Bundled packages – combining mobile and fixed-line phones, high speed Internet and pay TV – have stopped the subscriber decline in Spanish pay-TV market but to the detriment of revenues and profits.
Telefonica is experiencing a huge growth in the number of pay-TV subscribers becoming the main driving force behind the pay-TV business with 1.6 million customers at the end of the third quarter, up from 609,000 in the same quarter the previous year, adding 370,000 new clients only in the third quarter.
Fibre subs growth accelerated in the quarter with net additions of 208,000, up 30 percent compared with the second quarter and more than doubling year-on-year to reach 1.1 million accesses. The operator’s fibre deployment also continued to accelerate, connecting a total of 8.8 million households at the end of September, with plans to reach 10 million households at the end of the year.
Despite the increase in the number of customers, Telefonica’s net profit fell 9.4 per cent during the period to €2.85 billion. Operating income before depreciation and amortization (OIBDA) dropped 12.6 per cent, to €12.33 billion and revenue shrank 10.9 per cent to €37.98 billion.
Telefonica’s Spanish unit (Telefonica Espana) reported sales of €3 billion in the third quarter of 2014, down 6.6 per cent from a year earlier but up 2.5 percentage on the previous quarter. Telefonica said the results showed that its gradual revenue stabilisation was continuing and reflected the positive impact of the increased commercial activity that begun in the second quarter as well as the lower customer churn. The company’s revamped Movistar Fusion convergent package continued to grow, reaching a customer base of 3.6 million and representing 70 percent of the fixed broadband base and 55 per cent of mobile contracts in the consumer segment.
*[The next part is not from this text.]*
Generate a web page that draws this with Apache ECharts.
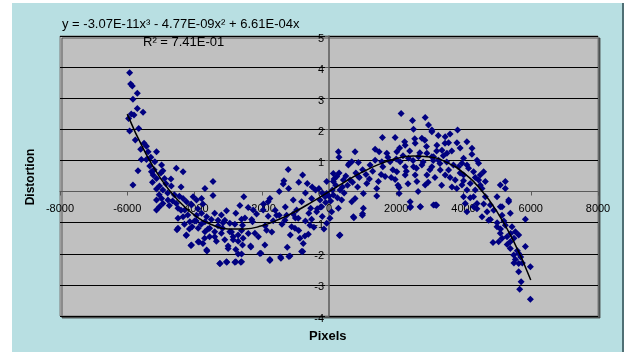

Telefonica Espana’s operating income before depreciation and amortization (OIBDA) for the July-September period fell 14.4 per cent in organic terms from a year earlier to €1.38 billion, a slight improvement on the 16.5 per cent fall posted in the previous quarter. The company’s OIBDA margin stood at 46 per cent in the third quarter, down from 50.2 per cent in the year-earlier quarter but up 1.2 percentage points quarter-on-quarter. Capex for the quarter came in at €484 million, a substantial increase on the €282 million invested in the third quarter of 2013, due above all to the faster pace of connection of fibre and TV customers and the operator’s accelerated rollout of fibre and 4G networks.